The Sorng Rukavorn monks are on the cusp of entering what is still a voluntary carbon market, in preparation for a time industrialised countries legislate to force polluters into offsetting the carbon they produce.

They aim to be a UN-recognised REDD - Reducing Emissions from Deforestation and Degradation - project, in which governments and companies in industrialised nations that cannot reduce their own carbon emissions pay communities in poor countries to cut emissions on their behalf, usually by not cutting down trees.

Already, yellow-and-green signs mark the monks' land as a ''community forest'', and regular patrols are conducted by volunteers to see that trees aren't being felled illegally or land cleared for farming.

The monks' community forest is one of 13 such sites in Oddar Meanchey province, on Cambodia's northern border with Thailand. Combined, they preserve nearly 68,000 hectares of forest land and, maintained over 30 years, are expected to sequester 7.1 million tonnes of carbon. Within months they will seek a carbon buyer.

But even before a dollar has been paid to the monks, they feel they've won a victory in taking control of land that - informally at least - they have regarded as theirs for generations.

''Before we had the community forest, people from outside would … cut down trees illegally, clear land, and the people who depended on that forest had no right to stop them,'' Mr Lee says. ''Now we feel we own this land, we have control, and we can stop it being used badly.''

Kurt MacLeod, vice-president of Pact, a non-government organisation helping Oddar Meanchey's community forests bring their carbon to market, says REDD projects will bring enormous benefits and development to the poor communities running them.

''As soon as legislation is enacted [in major industrialised countries], there are going to be private sector companies looking for validated REDD projects,'' he says. ''The demand in five years will be much higher than supply.''

Industrialised countries see enormous value in paying poorer countries to preserve forests on their behalf. Germany, France, Norway, the US, Britain, Australia and Japan pledged $US4 billion towards REDD initiatives at the last round of climate talks in May. But just how much carbon will be worth on the market of the future is still unclear.

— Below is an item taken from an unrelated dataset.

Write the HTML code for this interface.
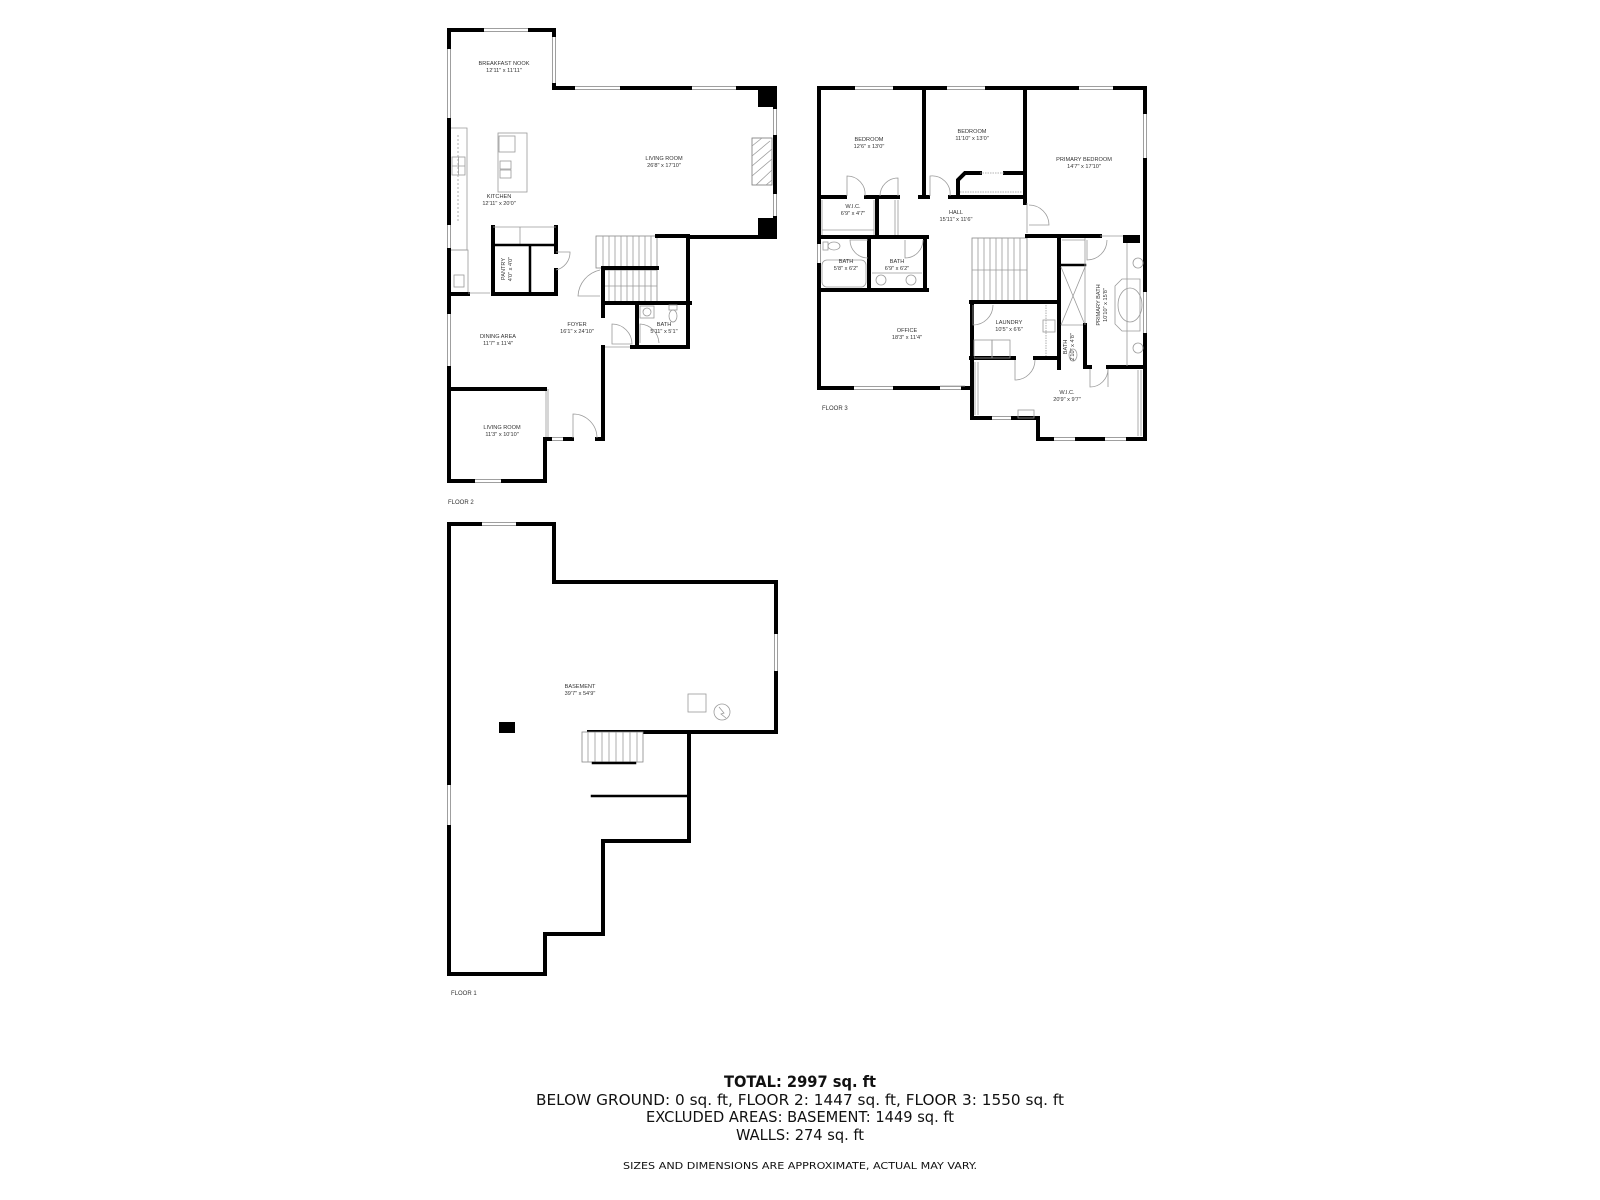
<!DOCTYPE html>
<html><head><meta charset="utf-8"><style>
html,body{margin:0;padding:0;background:#fff;}
svg{display:block;}
.w{stroke:#000;stroke-width:4;fill:none;stroke-linecap:square;}
.t{stroke:#000;stroke-width:2.5;fill:none;stroke-linecap:square;}
.g{stroke:#9a9a9a;stroke-width:0.8;fill:none;}
.win{stroke:#888;stroke-width:0.8;fill:#fff;}
.lb{font-family:"Liberation Sans",sans-serif;font-size:5.6px;fill:#333;text-anchor:middle;}
.fl{font-family:"Liberation Sans",sans-serif;font-size:6px;fill:#333;}
.bt{font-family:"DejaVu Sans","Liberation Sans",sans-serif;fill:#111;text-anchor:middle;}
</style></head><body>
<svg width="1600" height="1200" viewBox="0 0 1600 1200" xmlns="http://www.w3.org/2000/svg">
<rect width="1600" height="1200" fill="#fff"/>

<!-- ===== FLOOR 2 ===== -->
<g>
<!-- windows -->
<rect class="win" x="482" y="28.5" width="48" height="3"/>
<rect class="win" x="552.5" y="35" width="3" height="50"/>
<rect class="win" x="573" y="86.5" width="49" height="3"/>
<rect class="win" x="690" y="86.5" width="48" height="3"/>
<rect class="win" x="773.5" y="107" width="3" height="30"/>
<rect class="win" x="773.5" y="192" width="3" height="26"/>
<rect class="win" x="447.5" y="47" width="3" height="73"/>
<rect class="win" x="447.5" y="223" width="3" height="27"/>
<rect class="win" x="447.5" y="312" width="3" height="56"/>
<rect class="win" x="550" y="437.5" width="15" height="3"/>
<rect class="win" x="473" y="479.5" width="30" height="3"/>
<line class="g" x1="546" y1="389" x2="546" y2="437"/>
<line class="g" x1="548" y1="389" x2="548" y2="437"/>
<line class="g" x1="603" y1="347" x2="632" y2="347"/>
<!-- walls -->
<path class="w" d="M449,47 V30 H482 M530,30 H554 V35 M554,85 V88 H573 M622,88 H690 M738,88 H775 V107"/>
<path class="w" d="M775,137 V192 M775,218 V237 H688 V347 H632"/>
<path class="w" d="M603,347 V439 H597 M572,439 H565 M550,439 H545 V481 H503 M473,481 H449 V368"/>
<path class="w" d="M449,312 V250 M449,223 V120"/>
<path class="w" d="M449,389 H545"/>
<rect x="758" y="88" width="19" height="19" fill="#000"/>
<rect x="758" y="218" width="19" height="19" fill="#000"/>
<!-- fireplace -->
<rect x="752" y="138" width="20" height="47" fill="#fff" stroke="#777" stroke-width="0.8"/>
<path class="g" d="M752,146 L762,138 M752,156 L770,141 M752,166 L772,149 M752,176 L772,159 M756,185 L772,170 M766,185 L772,180"/>
<!-- kitchen counter -->
<path class="g" d="M451,128 H467 V250 H451"/>
<path class="g" d="M458,135 V222" stroke-dasharray="2,2"/>
<rect class="g" x="452" y="157" width="13" height="18"/>
<path class="g" d="M452,166 H465 M458.5,157 V175"/>
<path class="g" d="M451,250 H468 V294"/>
<rect class="g" x="454" y="275" width="10" height="12"/>
<!-- island -->
<rect class="g" x="498" y="133" width="29" height="59"/>
<rect class="g" x="499" y="136" width="16" height="16"/>
<rect class="g" x="500" y="161" width="11" height="8"/><rect class="g" x="500" y="170" width="11" height="8"/>
<line class="w" x1="449" y1="294" x2="468" y2="294"/>
<line class="g" x1="468" y1="293" x2="490" y2="293"/>
<!-- pantry block -->
<path class="w" d="M493,227 V294 H556 V270 M556,252 V227"/>
<path class="g" d="M493,227 H556 M493,245 H556 M520,227 V245"/>
<path class="t" d="M493,245 H556 M530,245 V294"/>
<path class="g" d="M556,252 H570 A18,18 0 0 1 556,270"/>
<!-- stairs -->
<rect x="596" y="236" width="61" height="32" fill="#fff" stroke="#888" stroke-width="0.8"/>
<path class="g" d="M603,236 V268 M609,236 V268 M615,236 V268 M621,236 V268 M627,236 V268 M633,236 V268 M639,236 V268 M645,236 V268 M651,236 V268"/>
<rect x="603" y="270" width="54" height="32" fill="#fff" stroke="#888" stroke-width="0.8"/>
<path class="g" d="M609,270 V302 M615,270 V302 M621,270 V302 M627,270 V302 M633,270 V302 M639,270 V302 M645,270 V302 M651,270 V302 M603,286 H657"/>
<path class="w" d="M657,236 H688"/>
<path class="w" d="M606,268 H657 M603,268 V316"/>
<path class="g" d="M600,270 A28,28 0 0 0 578,296 H600"/>
<!-- bath -->
<path class="w" d="M603,303 H690 M637,303 V347"/>
<rect class="g" x="640" y="306" width="14" height="12"/>
<circle class="g" cx="647" cy="312" r="4"/>
<rect class="g" x="669" y="305" width="8" height="5"/><ellipse class="g" cx="673" cy="316" rx="4" ry="6"/>
<path class="g" d="M640,343 V324 A20,20 0 0 1 659,343"/>
<path class="g" d="M612,344 V324 A20,20 0 0 1 632,344 Z" fill="none"/>
<path class="g" d="M573,438 V414 A24,24 0 0 1 597,438"/>
<!-- labels -->
<text class="lb" x="504" y="65">BREAKFAST NOOK</text><text class="lb" x="504" y="72">12'11" x 11'11"</text>
<text class="lb" x="664" y="160">LIVING ROOM</text><text class="lb" x="664" y="167">26'8" x 17'10"</text>
<text class="lb" x="499" y="198">KITCHEN</text><text class="lb" x="499" y="205">12'11" x 20'0"</text>
<text class="lb" transform="translate(505,269) rotate(-90)" x="0" y="0">PANTRY</text>
<text class="lb" transform="translate(512,269) rotate(-90)" x="0" y="0">4'0" x 4'0"</text>
<text class="lb" x="577" y="326">FOYER</text><text class="lb" x="577" y="333">16'1" x 24'10"</text>
<text class="lb" x="664" y="326">BATH</text><text class="lb" x="664" y="333">5'11" x 5'1"</text>
<text class="lb" x="498" y="338">DINING AREA</text><text class="lb" x="498" y="345">11'7" x 11'4"</text>
<text class="lb" x="502" y="429">LIVING ROOM</text><text class="lb" x="502" y="436">11'3" x 10'10"</text>
<text class="fl" x="448" y="504">FLOOR 2</text>
</g>

<!-- ===== FLOOR 3 ===== -->
<g>
<rect class="win" x="853" y="86.5" width="42" height="3"/>
<rect class="win" x="945" y="86.5" width="42" height="3"/>
<rect class="win" x="1077" y="86.5" width="38" height="3"/>
<rect class="win" x="817.5" y="242" width="3" height="23"/>
<rect class="win" x="852" y="386.5" width="43" height="3"/>
<rect class="win" x="938" y="386.5" width="25" height="3"/>
<rect class="win" x="990" y="416.5" width="23" height="3"/>
<rect class="win" x="1052" y="437.5" width="25" height="3"/>
<rect class="win" x="1103" y="437.5" width="25" height="3"/>
<rect class="win" x="1143.5" y="112" width="3" height="48"/>
<rect class="win" x="1143.5" y="290" width="3" height="45"/>
<path class="w" d="M819,242 V88 H853 M895,88 H945 M987,88 H1077 M1115,88 H1145 V112 M1145,160 V290 M1145,335 V439 H1128 M1103,439 H1077 M1052,439 H1038 V418 H1013 M990,418 H972 V302"/>
<path class="w" d="M819,265 V388 H852 M895,388 H938 M963,388 H972"/>
<line class="g" x1="940" y1="386" x2="965" y2="386"/>
<!-- bedroom walls -->
<path class="w" d="M924,88 V197 M1025,88 V203"/>
<path class="w" d="M819,197 H845 M866,197 H898 M920,197 H928 M950,197 H1025"/>
<path class="g" d="M1027,203 V233"/>
<path class="w" d="M958,197 V180 L965,173 H980 M1005,173 H1023"/>
<path class="g" d="M980,173 H1005 M960,192 H1022" stroke-dasharray="1.5,1"/>
<path class="g" d="M847,196 V176 A18,18 0 0 1 865,196"/>
<path class="g" d="M898,196 V178 A18,18 0 0 0 880,196 M898,178 V196"/>
<path class="g" d="M930,196 V176 A18,18 0 0 1 950,196"/>
<path class="g" d="M1029,205 A20,20 0 0 1 1049,225 H1029"/>
<!-- WIC / baths -->
<path class="w" d="M877,197 V237 M819,237 H927 M869,237 V290 M925,237 V290 M819,290 H927"/>
<path class="g" d="M822,200 V235 M874,200 V235 M822,230 H874 M895,200 V235 M898,200 V235"/>
<rect class="g" x="822" y="260" width="44" height="27" rx="5"/>
<rect class="g" x="823" y="242" width="5" height="8"/><ellipse class="g" cx="834" cy="246" rx="6" ry="4"/>
<path class="g" d="M868,240 H850 A18,18 0 0 0 868,258"/>
<path class="g" d="M905,240 V258 A18,18 0 0 0 923,240"/>
<circle class="g" cx="881" cy="280" r="5"/><circle class="g" cx="911" cy="280" r="5"/>
<path class="g" d="M872,273 H922"/>
<!-- stairs -->
<rect x="972" y="238" width="55" height="64" fill="#fff" stroke="#888" stroke-width="0.8"/>
<path class="g" d="M972,270 H1027 M978,238 V302 M984,238 V302 M990,238 V302 M996,238 V302 M1002,238 V302 M1008,238 V302 M1014,238 V302 M1020,238 V302"/>
<path class="w" d="M1027,236 H1100 M1059,236 V368 M971,302 H1059 M971,358 H1014 M1035,358 H1059"/>
<rect x="1123" y="235" width="17" height="8" fill="#000"/>
<path class="g" d="M1100,236 H1123"/>
<!-- laundry -->
<rect class="g" x="974" y="340" width="18" height="18"/><rect class="g" x="992" y="340" width="18" height="18"/>
<rect class="g" x="1043" y="320" width="12" height="12"/>
<path class="g" d="M1046,305 V356" stroke-dasharray="1.5,1"/>
<path class="g" d="M973,305 V325 A20,20 0 0 0 993,305"/>
<path class="g" d="M1015,360 V380 A20,20 0 0 0 1035,360"/>
<!-- shower / small bath / primary bath -->
<path class="t" d="M1059,265 H1085"/>
<path class="g" d="M1061,267 L1085,325 M1085,267 L1061,325 M1061,325 H1085"/>
<path class="w" d="M1085,325 V367 H1090 M1108,367 H1145"/>
<path class="g" d="M1085,238 V325 M1062,240 H1085 V263"/>
<path class="g" d="M1087,240 V260 A20,20 0 0 0 1107,240"/>
<path class="g" d="M1090,369 V387 A18,18 0 0 0 1108,369 V387"/>
<ellipse class="g" cx="1073" cy="355" rx="4" ry="6"/>
<path class="g" d="M1127,243 V366"/>
<path class="g" d="M1115,286 L1122,279 H1140 V331 H1122 L1115,324 Z"/>
<ellipse class="g" cx="1130" cy="305" rx="12" ry="17"/>
<circle class="g" cx="1138" cy="263" r="5"/><circle class="g" cx="1138" cy="348" r="5"/>
<!-- WIC big -->
<path class="g" d="M975,362 V415 M978,362 V415 M1141,370 V436 M1138,370 V436"/>
<rect class="g" x="1018" y="410" width="16" height="8"/>
<path class="w" d="M972,358 V418"/>
<!-- labels -->
<text class="lb" x="869" y="141">BEDROOM</text><text class="lb" x="869" y="148">12'6" x 13'0"</text>
<text class="lb" x="972" y="133">BEDROOM</text><text class="lb" x="972" y="140">11'10" x 13'0"</text>
<text class="lb" x="1084" y="161">PRIMARY BEDROOM</text><text class="lb" x="1084" y="168">14'7" x 17'10"</text>
<text class="lb" x="853" y="208">W.I.C.</text><text class="lb" x="853" y="215">6'9" x 4'7"</text>
<text class="lb" x="956" y="214">HALL</text><text class="lb" x="956" y="221">15'11" x 11'6"</text>
<text class="lb" x="846" y="263">BATH</text><text class="lb" x="846" y="270">5'8" x 6'2"</text>
<text class="lb" x="897" y="263">BATH</text><text class="lb" x="897" y="270">6'9" x 6'2"</text>
<text class="lb" x="907" y="332">OFFICE</text><text class="lb" x="907" y="339">18'3" x 11'4"</text>
<text class="lb" x="1009" y="324">LAUNDRY</text><text class="lb" x="1009" y="331">10'5" x 6'6"</text>
<text class="lb" transform="translate(1100,305) rotate(-90)">PRIMARY BATH</text>
<text class="lb" transform="translate(1107,305) rotate(-90)">10'10" x 15'8"</text>
<text class="lb" transform="translate(1067,347) rotate(-90)">BATH</text>
<text class="lb" transform="translate(1074,347) rotate(-90)">2'10" x 4'8"</text>
<text class="lb" x="1067" y="394">W.I.C.</text><text class="lb" x="1067" y="401">20'9" x 9'7"</text>
<text class="fl" x="822" y="410">FLOOR 3</text>
</g>

<!-- ===== BASEMENT ===== -->
<g>
<rect class="win" x="480" y="522.5" width="38" height="3"/>
<rect class="win" x="447.5" y="783" width="3" height="44"/>
<rect class="win" x="774.5" y="632" width="3" height="41"/>
<path class="w" d="M449,783 V524 H480 M518,524 H554 V582 H776 V632 M776,673 V732 H589"/>
<path class="w" d="M449,827 V974 H545 V934 H603 V841 H689 V732"/>
<path class="t" d="M592,796 H689"/>
<rect x="582" y="732" width="61" height="30" fill="#fff" stroke="#888" stroke-width="0.8"/>
<path class="g" d="M588,732 V762 M595,732 V762 M602,732 V762 M609,732 V762 M616,732 V762 M623,732 V762 M630,732 V762 M637,732 V762"/>
<path class="t" d="M593,763 H635"/>
<rect x="499" y="722" width="16" height="11" fill="#000"/>
<rect class="g" x="688" y="694" width="18" height="18"/>
<circle class="g" cx="722" cy="712" r="8"/>
<path class="g" d="M719,707 L724,713 L721,714 L726,718"/>
<text class="lb" x="580" y="688">BASEMENT</text><text class="lb" x="580" y="695">39'7" x 54'9"</text>
<text class="fl" x="451" y="995">FLOOR 1</text>
</g>

<!-- ===== TOTALS ===== -->
<text class="bt" x="800" y="1087" font-size="16" font-weight="bold" textLength="152" lengthAdjust="spacingAndGlyphs">TOTAL: 2997 sq. ft</text>
<text class="bt" x="800" y="1105" font-size="15" textLength="528" lengthAdjust="spacingAndGlyphs">BELOW GROUND: 0 sq. ft, FLOOR 2: 1447 sq. ft, FLOOR 3: 1550 sq. ft</text>
<text class="bt" x="800" y="1122" font-size="15" textLength="308" lengthAdjust="spacingAndGlyphs">EXCLUDED AREAS: BASEMENT: 1449 sq. ft</text>
<text class="bt" x="800" y="1140" font-size="15" textLength="128" lengthAdjust="spacingAndGlyphs">WALLS: 274 sq. ft</text>
<text class="bt" x="800" y="1169" font-size="10" textLength="354" lengthAdjust="spacingAndGlyphs">SIZES AND DIMENSIONS ARE APPROXIMATE, ACTUAL MAY VARY.</text>
</svg>
</body></html>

There is also the issue of measuring the carbon sequestered in forests, and how that might be affected by its growth, climatic change or unforseen events such as fire.

And there is concern at the sellers' end about how much of the money, in a country such as Cambodia, where a notoriously corrupt government has the sole right to ''sell'' the carbon, will ever reach those on the ground.

Cambodia has a poor record in forestry. It has experienced some of the most rampant deforestation. More than 7 million hectares of forest - 39 per cent of the country's land - was sold off for logging. In the four decades since 1970, primary forest cover in Cambodia was reduced from 70 per cent to just 3.1 per cent today.

Deforestation accounts for 20 per cent of all the world's greenhouse gas emissions - some 5.9 billion tonnes a year.